Estou relendo Jane Eyre, de Charlote Brontë – ganhei o
livro de uma amiga querida no meu aniversário e, embora eu já o lera em inglês, acho que é sempre bom ler também uma boa tradução. Assim sendo, vou reproduzir aqui uma passagem do romance. Nela sinto que aconteceu tudo isso que eu falava mais acima e um pouco mais.

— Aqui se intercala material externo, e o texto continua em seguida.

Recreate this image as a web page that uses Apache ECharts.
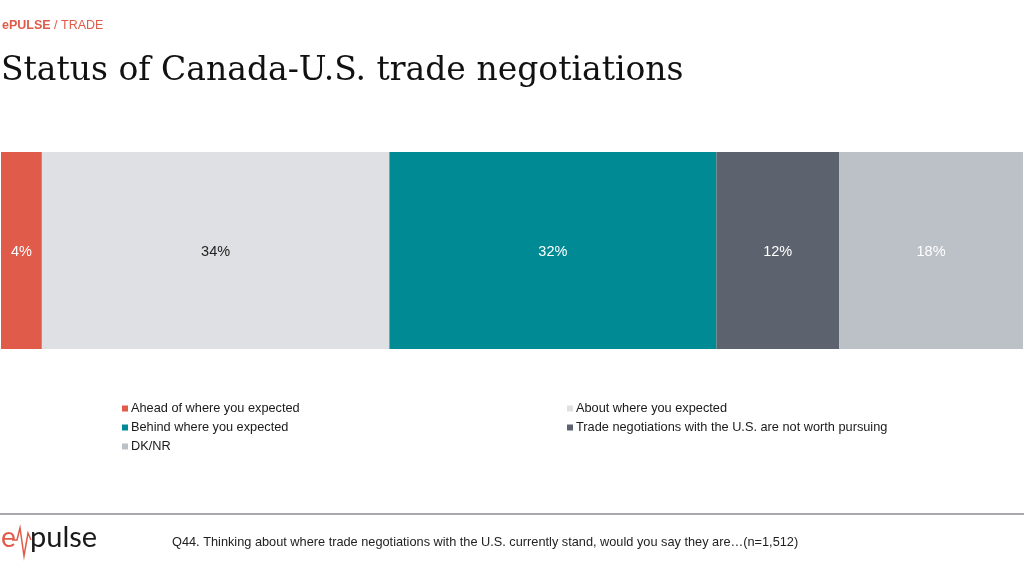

Durante a leitura, passagens assim me comovem porque são parte de mim. No sentido de que a
coincidência é plena daquele gosto a que chamo bom gosto, bem como dos bons
sentimentos e mesmo princípios, sobretudo em relação ao que deve ser exaltado e
louvado na minha opinião e evidentemente também na opinião da própria Brontë, autora da mensagem. ;-)
Enjoy it!
Miss
Temple tinha sempre um ar de serenidade no porte,de nobreza no semblante, de
refinada precisão na linguagem, que impedia o ardor excessivo. Um controlado
senso de reverência que dava prazer aos que a ouviam. Era o que eu sentia
naquele momento. Mas fiquei paralisada de espanto com Helen Burns.
A saborosa
refeição, o fogo brilhante, a beleza e a bondade de nossa amada professora ou,
talvez, mais do que essas coisas juntas, alguma virtude da sua mente única,
despertou-lhe as energias. E essas
energias se agitavam. Primeiro, surgiram na brilhante cor de sua face, que até
agora eu só vira pálida e exangue. Depois brilharam nos seus olhos, que
adquiriram uma beleza ainda mais singular que os de Miss Temple. Uma beleza que
não repousava na cor da pele, nem nos longos cílios, nem nas sobrancelhas, mas
na intenção, no movimento e na vivacidade. Depois foi a alma que pousou nos
lábios e as palavras fluíram, não sei dizer de qual fonte. Como pode uma menina
de quatorze anos ter um coração grande e vigoroso o suficiente para manter a
mais pura, vívida e fervente eloquência? Tal era a característica das palavras
de Helen nessa noite, para mim, memorável. Seu espírito parecia ávido por
viver, num breve espaço de tempo, mais do que muitos vivem durante uma
prolongada existência.
by Paul Chin |
Elas
falaram de coisas que eu nunca ouvira. De povos e eras passadas. De países
distantes. De segredos da natureza, conhecidos ou suspeitados. Falaram de
livros, e quantos elas haviam lido! Quanto conhecimento acumulado possuíam!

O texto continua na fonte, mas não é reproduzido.